start

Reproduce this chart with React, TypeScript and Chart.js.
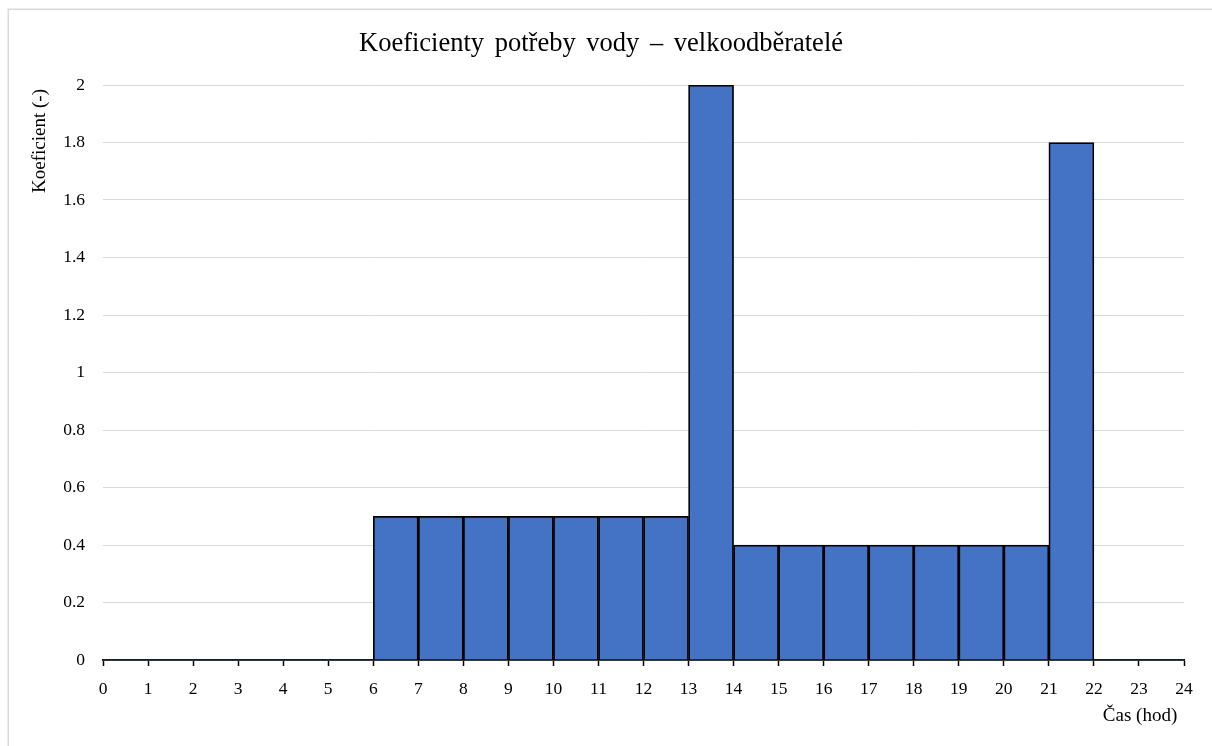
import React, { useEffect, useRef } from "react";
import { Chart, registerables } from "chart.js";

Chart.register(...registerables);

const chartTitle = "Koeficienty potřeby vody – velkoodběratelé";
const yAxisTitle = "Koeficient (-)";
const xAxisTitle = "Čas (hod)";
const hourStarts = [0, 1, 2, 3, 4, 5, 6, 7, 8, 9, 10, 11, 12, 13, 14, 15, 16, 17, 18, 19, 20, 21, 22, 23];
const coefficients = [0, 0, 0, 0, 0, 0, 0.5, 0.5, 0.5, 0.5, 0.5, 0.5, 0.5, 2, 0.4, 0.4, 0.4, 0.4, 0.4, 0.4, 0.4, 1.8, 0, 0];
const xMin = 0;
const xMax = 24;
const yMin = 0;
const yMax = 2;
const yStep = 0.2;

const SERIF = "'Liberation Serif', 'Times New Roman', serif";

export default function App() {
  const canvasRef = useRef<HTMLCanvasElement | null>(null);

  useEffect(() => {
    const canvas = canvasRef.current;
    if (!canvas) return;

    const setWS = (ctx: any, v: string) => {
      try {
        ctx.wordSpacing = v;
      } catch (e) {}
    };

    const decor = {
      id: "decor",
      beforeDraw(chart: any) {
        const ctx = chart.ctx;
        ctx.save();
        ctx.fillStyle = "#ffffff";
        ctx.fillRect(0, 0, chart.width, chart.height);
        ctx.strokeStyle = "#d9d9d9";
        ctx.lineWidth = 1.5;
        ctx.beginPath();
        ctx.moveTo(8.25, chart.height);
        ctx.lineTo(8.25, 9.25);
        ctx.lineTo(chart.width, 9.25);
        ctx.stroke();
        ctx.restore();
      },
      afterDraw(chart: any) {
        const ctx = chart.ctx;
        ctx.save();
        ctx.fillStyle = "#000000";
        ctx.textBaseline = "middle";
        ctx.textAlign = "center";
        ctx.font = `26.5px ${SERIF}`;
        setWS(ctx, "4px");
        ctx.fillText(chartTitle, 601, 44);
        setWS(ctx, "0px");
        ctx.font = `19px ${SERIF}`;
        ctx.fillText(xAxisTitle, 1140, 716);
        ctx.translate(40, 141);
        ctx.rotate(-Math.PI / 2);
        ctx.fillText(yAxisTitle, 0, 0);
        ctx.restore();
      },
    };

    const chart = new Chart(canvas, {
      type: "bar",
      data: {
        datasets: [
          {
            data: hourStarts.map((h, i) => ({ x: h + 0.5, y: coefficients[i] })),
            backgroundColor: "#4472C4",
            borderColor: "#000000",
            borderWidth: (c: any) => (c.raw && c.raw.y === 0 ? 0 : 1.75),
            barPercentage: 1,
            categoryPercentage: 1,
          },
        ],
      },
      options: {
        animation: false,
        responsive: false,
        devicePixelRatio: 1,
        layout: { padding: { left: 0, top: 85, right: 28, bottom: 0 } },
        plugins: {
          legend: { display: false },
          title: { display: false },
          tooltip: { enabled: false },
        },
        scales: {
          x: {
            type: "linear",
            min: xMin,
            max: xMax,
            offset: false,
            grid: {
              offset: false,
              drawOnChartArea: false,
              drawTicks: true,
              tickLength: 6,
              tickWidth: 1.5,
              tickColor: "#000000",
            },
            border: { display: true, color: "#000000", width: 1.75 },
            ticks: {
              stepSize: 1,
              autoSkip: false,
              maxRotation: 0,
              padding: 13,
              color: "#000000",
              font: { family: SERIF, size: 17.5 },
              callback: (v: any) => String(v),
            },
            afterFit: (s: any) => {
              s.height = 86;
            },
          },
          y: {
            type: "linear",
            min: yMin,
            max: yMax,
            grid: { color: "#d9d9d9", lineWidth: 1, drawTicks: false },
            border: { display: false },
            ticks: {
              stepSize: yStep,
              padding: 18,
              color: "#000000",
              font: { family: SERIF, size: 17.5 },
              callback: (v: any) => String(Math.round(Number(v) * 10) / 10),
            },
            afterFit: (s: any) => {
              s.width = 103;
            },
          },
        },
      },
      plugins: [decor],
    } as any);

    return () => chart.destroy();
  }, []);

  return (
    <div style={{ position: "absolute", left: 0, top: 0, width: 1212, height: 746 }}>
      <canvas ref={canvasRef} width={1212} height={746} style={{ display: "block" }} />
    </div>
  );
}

end

- Short exercise
Keep every word of the data as it is when you write it out, but drop the pictures.

- Response to the exercise
Reproduce this chart with React, TypeScript and Chart.js.
import React, { useEffect, useRef } from "react";
import { Chart, registerables } from "chart.js";

Chart.register(...registerables);

const chartTitle = "Koeficienty potřeby vody – velkoodběratelé";
const yAxisTitle = "Koeficient (-)";
const xAxisTitle = "Čas (hod)";
const hourStarts = [0, 1, 2, 3, 4, 5, 6, 7, 8, 9, 10, 11, 12, 13, 14, 15, 16, 17, 18, 19, 20, 21, 22, 23];
const coefficients = [0, 0, 0, 0, 0, 0, 0.5, 0.5, 0.5, 0.5, 0.5, 0.5, 0.5, 2, 0.4, 0.4, 0.4, 0.4, 0.4, 0.4, 0.4, 1.8, 0, 0];
const xMin = 0;
const xMax = 24;
const yMin = 0;
const yMax = 2;
const yStep = 0.2;

const SERIF = "'Liberation Serif', 'Times New Roman', serif";

export default function App() {
  const canvasRef = useRef<HTMLCanvasElement | null>(null);

  useEffect(() => {
    const canvas = canvasRef.current;
    if (!canvas) return;

    const setWS = (ctx: any, v: string) => {
      try {
        ctx.wordSpacing = v;
      } catch (e) {}
    };

    const decor = {
      id: "decor",
      beforeDraw(chart: any) {
        const ctx = chart.ctx;
        ctx.save();
        ctx.fillStyle = "#ffffff";
        ctx.fillRect(0, 0, chart.width, chart.height);
        ctx.strokeStyle = "#d9d9d9";
        ctx.lineWidth = 1.5;
        ctx.beginPath();
        ctx.moveTo(8.25, chart.height);
        ctx.lineTo(8.25, 9.25);
        ctx.lineTo(chart.width, 9.25);
        ctx.stroke();
        ctx.restore();
      },
      afterDraw(chart: any) {
        const ctx = chart.ctx;
        ctx.save();
        ctx.fillStyle = "#000000";
        ctx.textBaseline = "middle";
        ctx.textAlign = "center";
        ctx.font = `26.5px ${SERIF}`;
        setWS(ctx, "4px");
        ctx.fillText(chartTitle, 601, 44);
        setWS(ctx, "0px");
        ctx.font = `19px ${SERIF}`;
        ctx.fillText(xAxisTitle, 1140, 716);
        ctx.translate(40, 141);
        ctx.rotate(-Math.PI / 2);
        ctx.fillText(yAxisTitle, 0, 0);
        ctx.restore();
      },
    };

    const chart = new Chart(canvas, {
      type: "bar",
      data: {
        datasets: [
          {
            data: hourStarts.map((h, i) => ({ x: h + 0.5, y: coefficients[i] })),
            backgroundColor: "#4472C4",
            borderColor: "#000000",
            borderWidth: (c: any) => (c.raw && c.raw.y === 0 ? 0 : 1.75),
            barPercentage: 1,
            categoryPercentage: 1,
          },
        ],
      },
      options: {
        animation: false,
        responsive: false,
        devicePixelRatio: 1,
        layout: { padding: { left: 0, top: 85, right: 28, bottom: 0 } },
        plugins: {
          legend: { display: false },
          title: { display: false },
          tooltip: { enabled: false },
        },
        scales: {
          x: {
            type: "linear",
            min: xMin,
            max: xMax,
            offset: false,
            grid: {
              offset: false,
              drawOnChartArea: false,
              drawTicks: true,
              tickLength: 6,
              tickWidth: 1.5,
              tickColor: "#000000",
            },
            border: { display: true, color: "#000000", width: 1.75 },
            ticks: {
              stepSize: 1,
              autoSkip: false,
              maxRotation: 0,
              padding: 13,
              color: "#000000",
              font: { family: SERIF, size: 17.5 },
              callback: (v: any) => String(v),
            },
            afterFit: (s: any) => {
              s.height = 86;
            },
          },
          y: {
            type: "linear",
            min: yMin,
            max: yMax,
            grid: { color: "#d9d9d9", lineWidth: 1, drawTicks: false },
            border: { display: false },
            ticks: {
              stepSize: yStep,
              padding: 18,
              color: "#000000",
              font: { family: SERIF, size: 17.5 },
              callback: (v: any) => String(Math.round(Number(v) * 10) / 10),
            },
            afterFit: (s: any) => {
              s.width = 103;
            },
          },
        },
      },
      plugins: [decor],
    } as any);

    return () => chart.destroy();
  }, []);

  return (
    <div style={{ position: "absolute", left: 0, top: 0, width: 1212, height: 746 }}>
      <canvas ref={canvasRef} width={1212} height={746} style={{ display: "block" }} />
    </div>
  );
}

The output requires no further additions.